Lib promises accessibility on client-side, but the way described in the readme is simply not working. This makes the Lib less appealing and questions its supportability.
In addition to high quality of performing primarily tasks of recognizing places, dates and names, Compromise has a toolbar: you can make for manipulating a sentence speech. Lib is quite well-documented ( https://nlp-expo.firebaseapp.com/docs ) and has a user-friendly interface. It is the only lib that works on a client-side.
It worked smoothly on short and medium-sized emails, but it failed on the long ones and emails containing specific vocabulary: not all dates, places and names were recognized.
Sentiment analysis in Node.js
During my research, I encountered three js-Libs for detecting the tone of a message.
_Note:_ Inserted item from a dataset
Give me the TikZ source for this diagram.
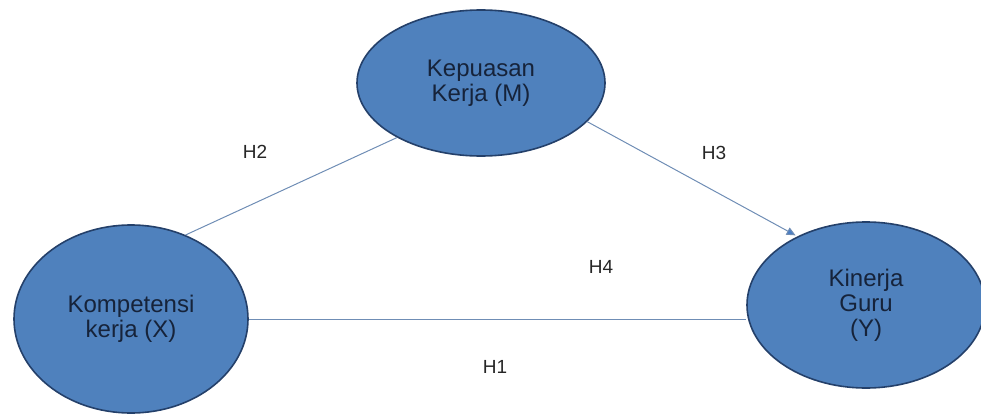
\documentclass[tikz,border=0pt]{standalone}
\usepackage{fontspec}
\setmainfont{Liberation Sans}
\usepackage{tikz}
\usetikzlibrary{arrows.meta, shapes.geometric}
\definecolor{varfill}{HTML}{4F81BD}
\definecolor{varedge}{HTML}{24406A}
\definecolor{vartext}{HTML}{16233A}
\definecolor{pathline}{HTML}{6F8DB5}
\definecolor{pathtip}{HTML}{4A7EC4}

\begin{document}
\begin{tikzpicture}[x=1pt, y=1pt,
  var/.style={ellipse, draw=varedge, line width=1.6pt, fill=varfill, inner sep=0pt,
    align=center, text=vartext, font=\fontsize{24}{25}\selectfont},
  hyp/.style={text=black!85, font=\fontsize{19}{20}\selectfont},
  link/.style={draw=pathline, line width=1pt}]
  \useasboundingbox (0,0) rectangle (981,416);
  % variables
  \node[var, minimum width=248, minimum height=146] (kepuasan) at (481,333) {Kepuasan\\Kerja (M)};
  \node[var, minimum width=234, minimum height=188] (kompetensi) at (131,97) {Kompetensi\\kerja (X)};
  \node[var, minimum width=238, minimum height=166] (kinerja) at (866,111) {Kinerja\\Guru\\(Y)};
  % paths
  \draw[link] (kompetensi.57) -- (kepuasan.213);
  \draw[link, -{Triangle[length=9pt, width=8pt, fill=pathtip]}, shorten >=2pt] (kepuasan.340) -- (kinerja.135);
  \draw[link] (kompetensi.east) -- (kompetensi.east -| kinerja.west);
  % hypotheses
  \node[hyp] (h2) at (255,264) {H2};
  \node[hyp] (h3) at (714,263) {H3};
  \node[hyp] (h4) at (601,149) {H4};
  \node[hyp] (h1) at (495,49) {H1};
\end{tikzpicture}
\end{document}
These operate on Node.js, but I thought that they will be of interest anyways, at least as an open-source alternative to proprietary API. All three of them have similar interface, work mode (based on different versions of AFINN), and even similar names.
ML-Sentiment (https://github.com/syzer/sentiment-analyser) is minimalistic: it assesses only one aspect, while other Libs look at positivity/negativity/neutrality. An advantage is the option of analysis in the German language.
The second one, Sentiment (https://github.com/winster/sentiment), is basically an upgrade of the third one - Sentimental (https://github.com/thinkroth/Sentimental) with a better speed and an option to directly modify assessments of words.
To assess the quality of Libs, I took several lists of reviews, positive and negative, 1000 each, and measured the number of positive and negative assessments made by the programs per hour. Below is one of benchmark results:
Positive sentiment analysis:
Negative sentiment analysis:
In general, winster/sentiment works faster and more precisely than all other of those libs. Moreover, analysis of negative reviews made by the modules turned out to be more sophisticated.
Sentiment analysis through external services
Officially, numerous services offering sentiment analysis are registered on Mashape, but we managed to find only three of them which are not broken and can be tested for free; and only one allowed benchmarking.
I gave my subjective assessment of precision for the other two, based on 5-6- reviews, primarily negative ones. I did not perform normal benchmarking because I was afraid to exceed the limits (I had to give my card number, even for free plans). Generally speaking, these API also have hard times while dealing with complicated reviews, even though they are built on more complex models.
Briefly about each of them:
Skyttle (https://market.mashape.com/sentinelprojects/skyttle2-0) is appealing with the option of analyzing German, Russian and French texts, but this analysis is not available in free versions, so I could not check it out. Besides, assessments in English seem less precise than of two other API.
Webknox (https://market.mashape.com/webknox/text-processing-1#) allows analyzing texts in the German language and it gives a bit different form of result: instead of traditional positive/negative/neutral, it only gives one of them and assesses the probability of the result correctness.
Japerk (https://market.mashape.com/japerk/text-processing) works with a great number of languages on other endpoints, but for sentiment analysis it enables the analysis only in the English and Dutch languages. Unlike others, it allows a large number of free enquiries – 45,000 per month; therefore, I managed to get a more precise estimate for its correctness, based on multiple reviews checked on Node.js.
Positive sentiment analysis:
Negative sentiment analysis:
So, this service gives more precise results while analyzing negative reviews. While analyzing positive reviews, it gives worse results than more primitive Node.js modules.
To perform parsing of names, dates and places, library Compromise would be a good option. It can perform these actions on client-side, which is a big advantage in many cases.
Among free libraries for sentiment analysis, winster/sentiment performs better than others, but it is better to use external API, the most easily accessible of which is japerk; and Skyttle is the most universal in terms of the number of languages.
UPDATE: When I was performing the demo, some issues in the work of Compromise came up; they lower the rating of this library quite a bit. The library can recognize the parts of speech but in such spheres like recognizing places and names, it refers to its internal database which is limited. Compromise recognizes all countries, but among cities – only the biggest ones, and among names – mostly American. That’s why one can face difficulties in recognizing English text which deals with, say, Eastern-European realia.